GDPR and PECR compliance when buying travel prospect data
UK travel prospect data from an opt-in consumer file operates under consent as the lawful basis under Article 6(1)(a) UK GDPR. The Privacy and Electronic Communications Regulations (PECR) overlay additional consent requirements for electronic channels: email and SMS marketing to consumers requires specific PECR consent obtained at the point of data capture.
When purchasing travel prospect data, buyers should confirm with their supplier:
- The date and method of consent capture for each record.
- That the consent wording covered marketing from "third-party organisations" or equivalent, not just from the original data collector.
- The recency of the most recent consent refresh, if any.
- That the file has been suppressed against the Telephone Preference Service (TPS) for telephone records and the Mailing Preference Service (MPS) for postal records.

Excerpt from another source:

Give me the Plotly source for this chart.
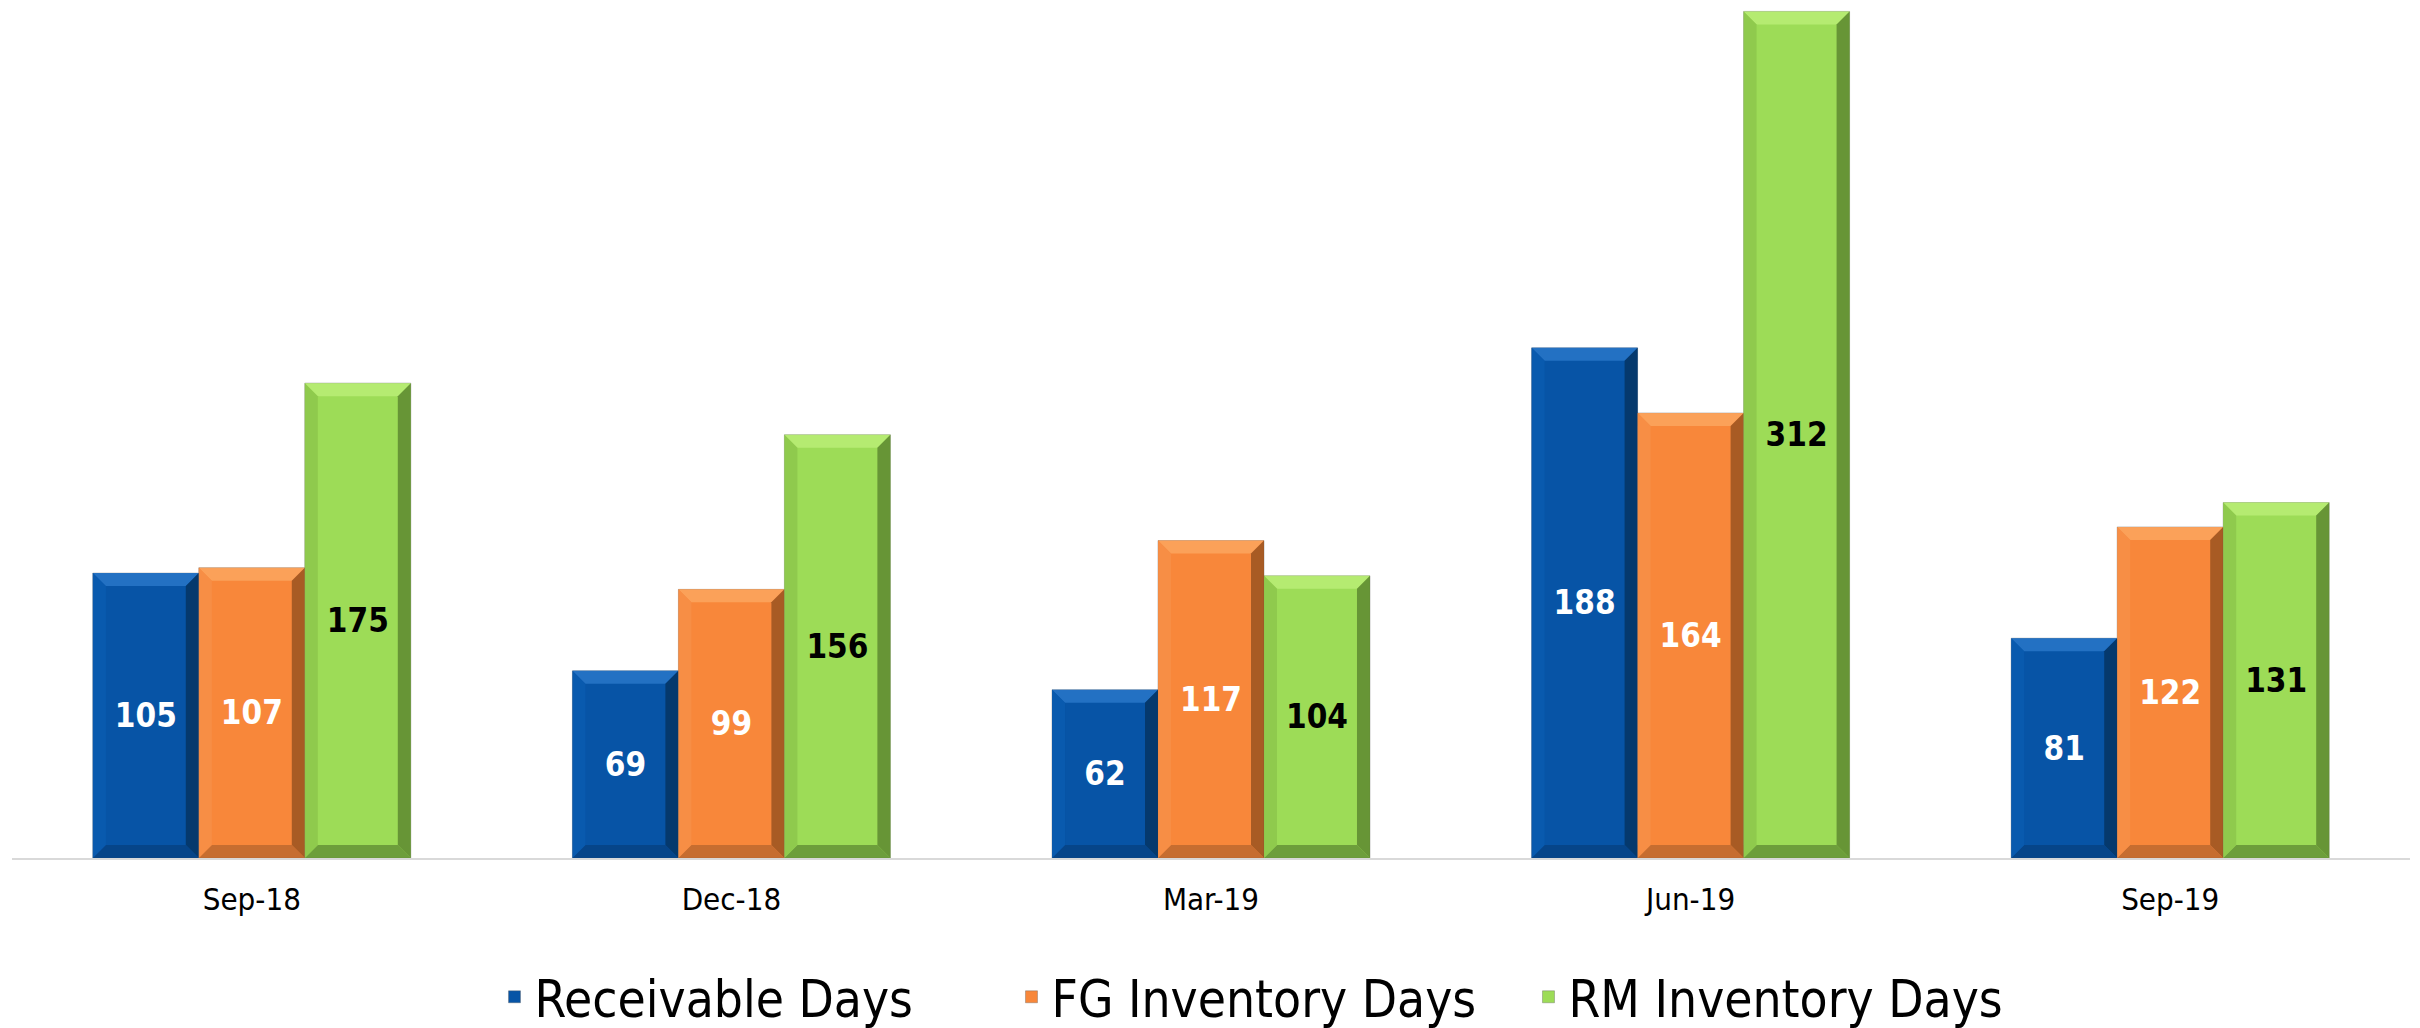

The Information Commissioner's Office (ICO) guidance on direct marketing makes clear that relying on someone else's consent is permissible only where the original consent was sufficiently specific and the data subject could reasonably have expected to receive marketing from organisations in your sector. A consumer who declared interest in cruise holidays on a holiday-themed prize draw entry has almost certainly been told their data may be used by travel companies; that consent chain is clean. The same record being used by an unrelated financial services firm is a harder argument to make.
Buyers should also hold their own suppression file of anyone who has previously objected to marketing from them, regardless of whether the record on a purchased file appears clean. An objection to your brand is irrevocable; it travels with the individual, not the file.